Nick Mills on Biodynamics, "Granted custodianship over this very special piece of land, the family's principle goal is to create vins de terroir, wines that are an accurate reflection of their surroundings. It is the micro-life in our soils which, in their ability to metabolise minerals into a form that vines can assimilate, are the link in between plants and the earth. This simple biology is the essential framework in producing a wine which is true to its soil and site. With this understanding comes an absolute respect for the land and life therein and it is for this reason that Rippon is run biodynamically. Decisions made in the vineyard and winery first consider the effect the outcome may have on the micro-flora of the soils, vines & wines. Rippon does not use herbicides, fungicides, pesticides or soluble nitrogenous fertilisers on the property. All the property's organic waste matter is recycled to make around 40 tonnes of fungal dominant compost every year. This is spread back over the land during the first descending moon after harvest as an inoculation of beneficial micro-flora for the whole property...and thus starts a diverse and vital web of life on which to live and produce."

The estate is around 15 hectares in size and sits on a north facing escarpment. 

The wine

This Pinot had great aromas and lovely intense, concentrated flavours of cherry and blackberry with a hint of spice, earthy notes on the palate. Fine tannins, and a long juicy finish. Very enjoyable balance of fruit, acidity and tannin from this bio wine with powerful flavours. 

Château Haut-Marbuzet 2010, Saint-Estèphe, Bordeaux

Drunk@home December 2015

The winery

Château Haut-Marbuzet is a Bordeaux wine estate in the Saint-Estèphe appellation area of the Haut-Médoc. 

It was founded in the 18th century, taking its name from Marbuzet, the area where the property resides and  established by Alexander de Segur, who owned several Bordeaux wine properties including another, much better known St. Estephe vineyard, Calon Segur. At his death, the land was divided and sold and in 1825, the land was purchased by the MacCarthy family, who officially established the modern estate as it is known today.

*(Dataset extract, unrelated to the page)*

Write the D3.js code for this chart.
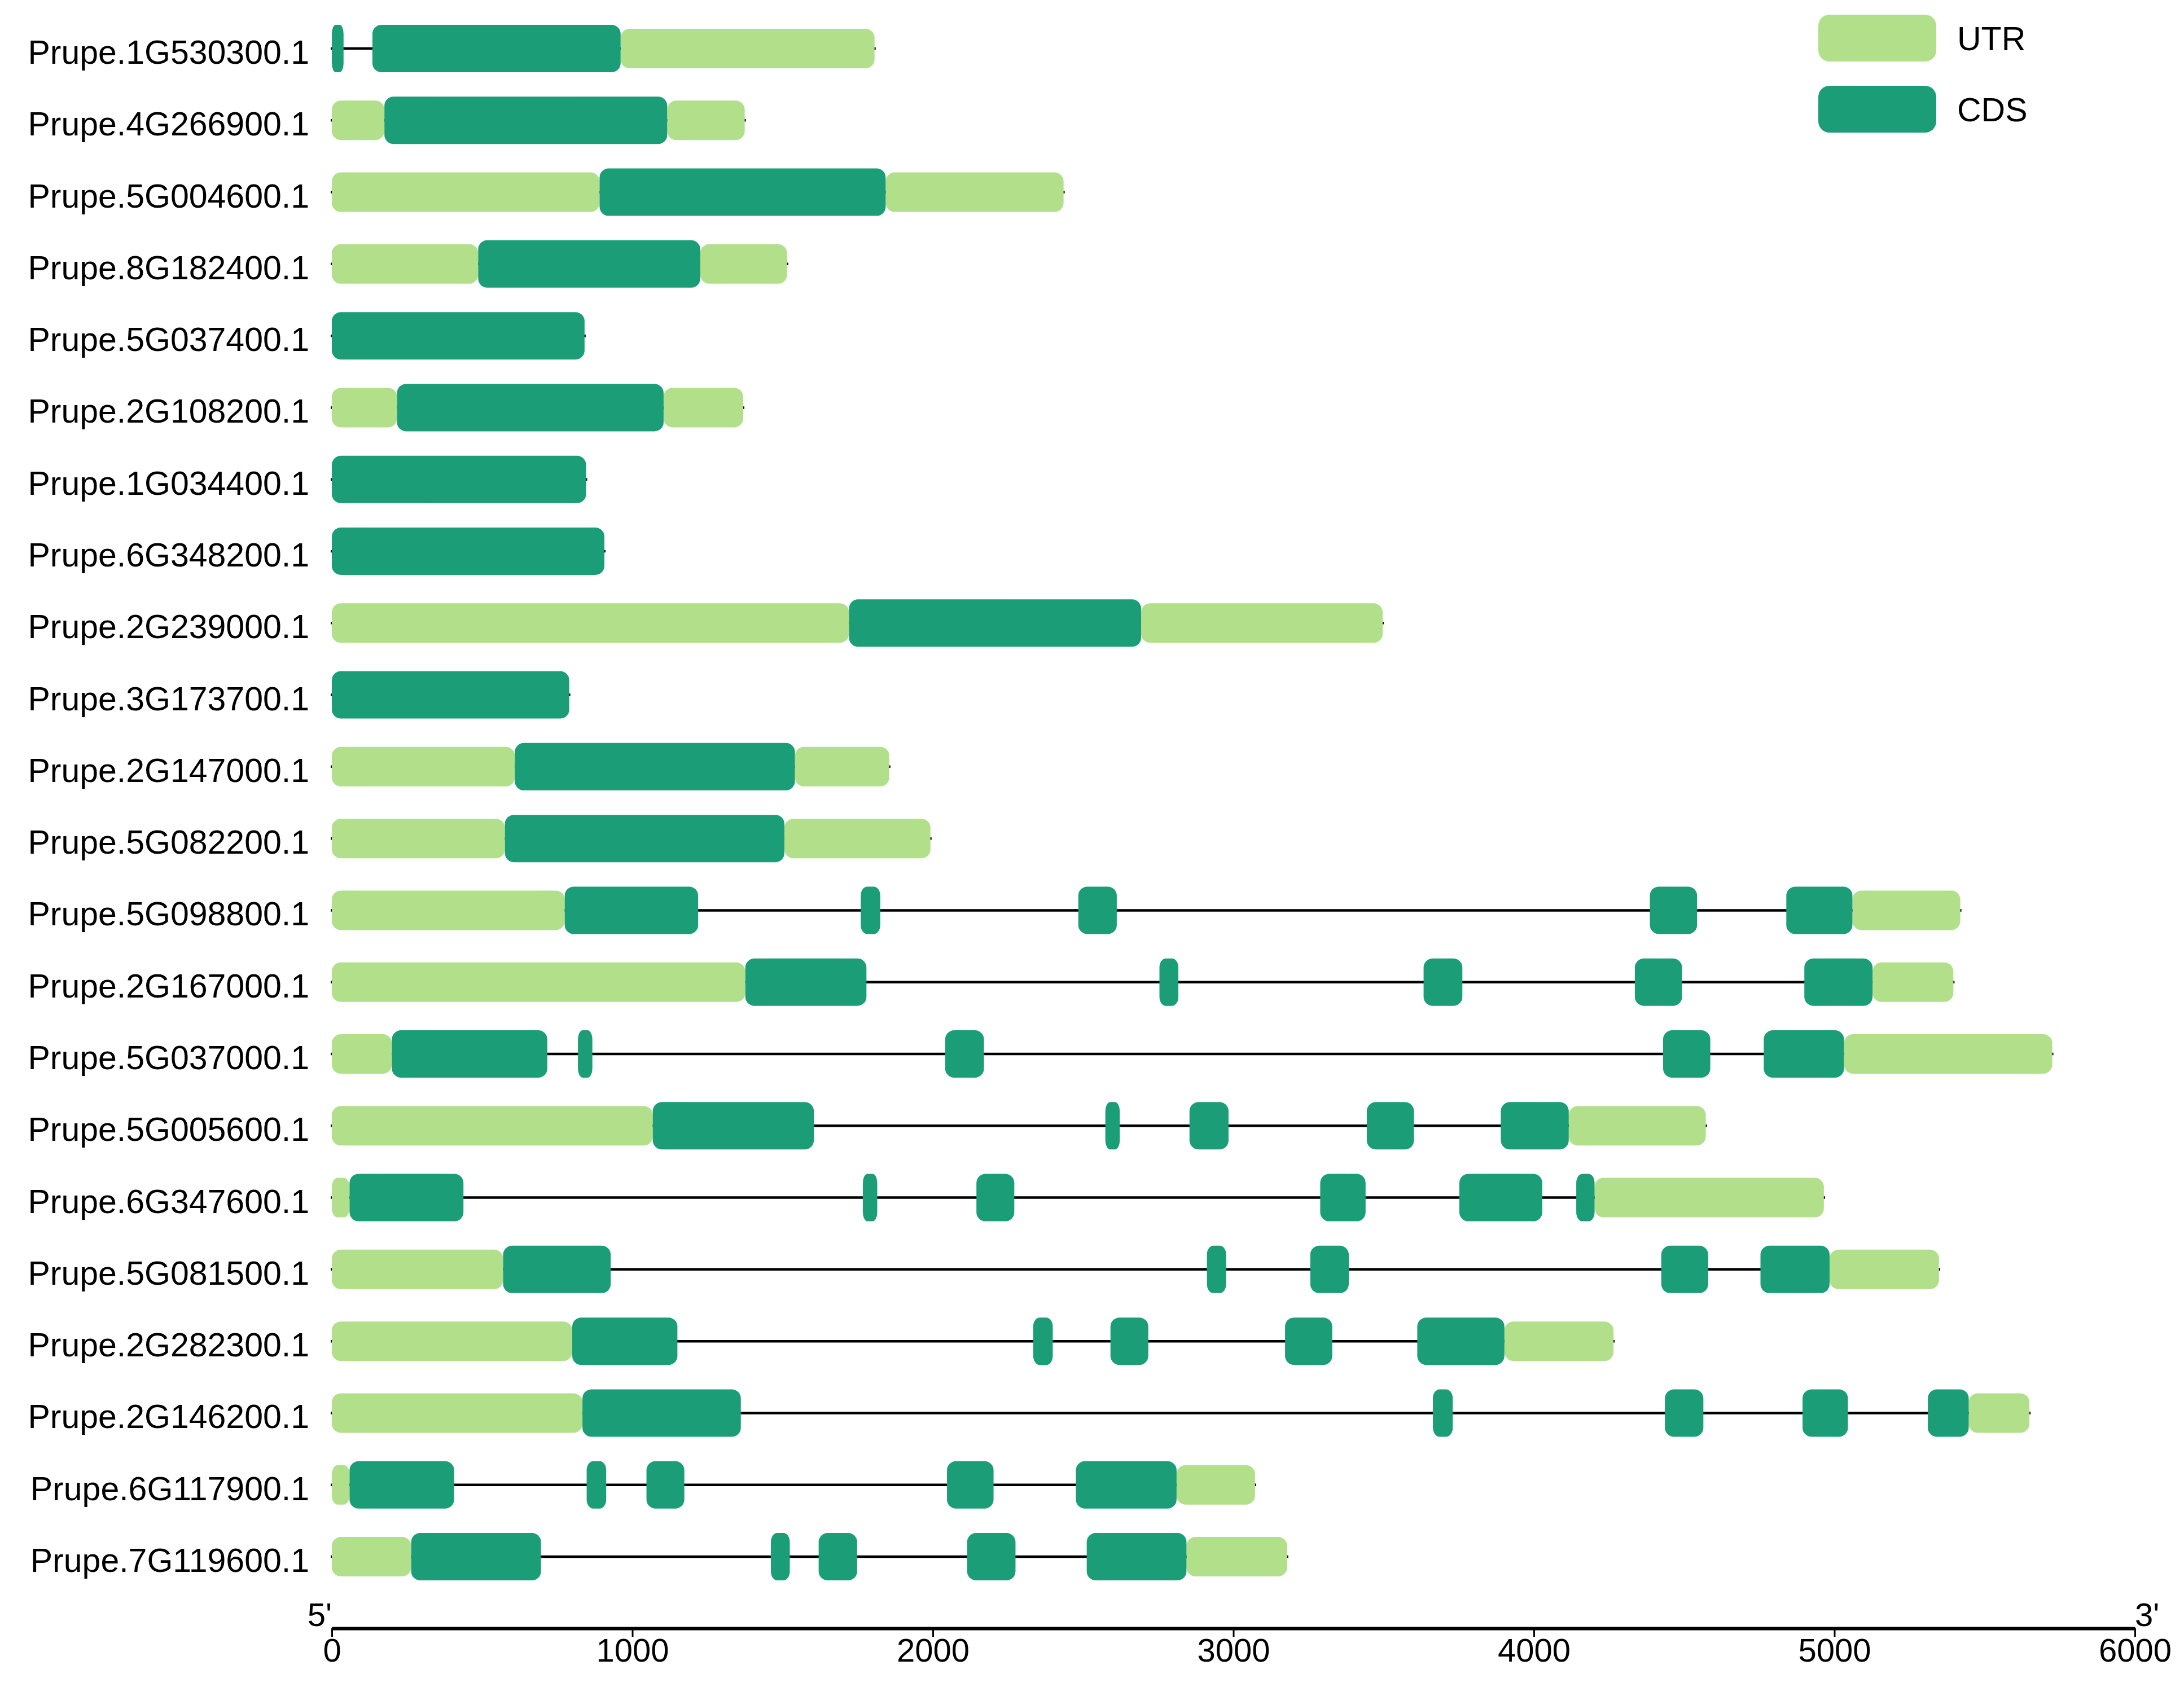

In 1952 after Hervé Duboscq acquired Château Haut-Marbuzet, the focus and reputation of quality increased and his son Henri is now the current owner of the estate.  The Duboscq family also owns two other Bordeaux estates in the St. Estephe, appellation, Chateau Chambert Marbuzet and Tour de Marbuzet.

Initially listed among the Cru Bourgeois in 1932, and later promoted to Grand Bourgeois Exceptionnel in 1978, the estate was classified as one of 9 Crus Bourgeois Exceptionnels in the 2003 official listing.  

Located between châteaux Cos d'Estournel and Montrose, the vineyard covers 65 hectares and is planted with 50% Cabernet Sauvignon, 40% Merlot, and 10% Cabernet Franc. Overlooking the Gironde estuary, it is mainly located on the gravel ridge of Marbuzet and the plateau of Long Treytin with gravel, clay and limestone soils. On average, the vines are close to 30 years of age. 

On average, the estate produces about 30,000 cases of Haut Marbuzet per year. There is a second wine, MacCarthy. A second wine is produced from the vines under 12 years old, under the label Château MacCarthy, which bears the name of the Irish Jacobite family who created the vineyard.

The wine

This 2010 Château Haut-Marbuzet had a powerful blackcurrant nose which continued on the palate with a fruity dark fruit style. Quite high acidity and not the smoothest of finishes meant that a 35 euro price seems excessive. Despite this being a top vintage, pleasant enough but not outstanding.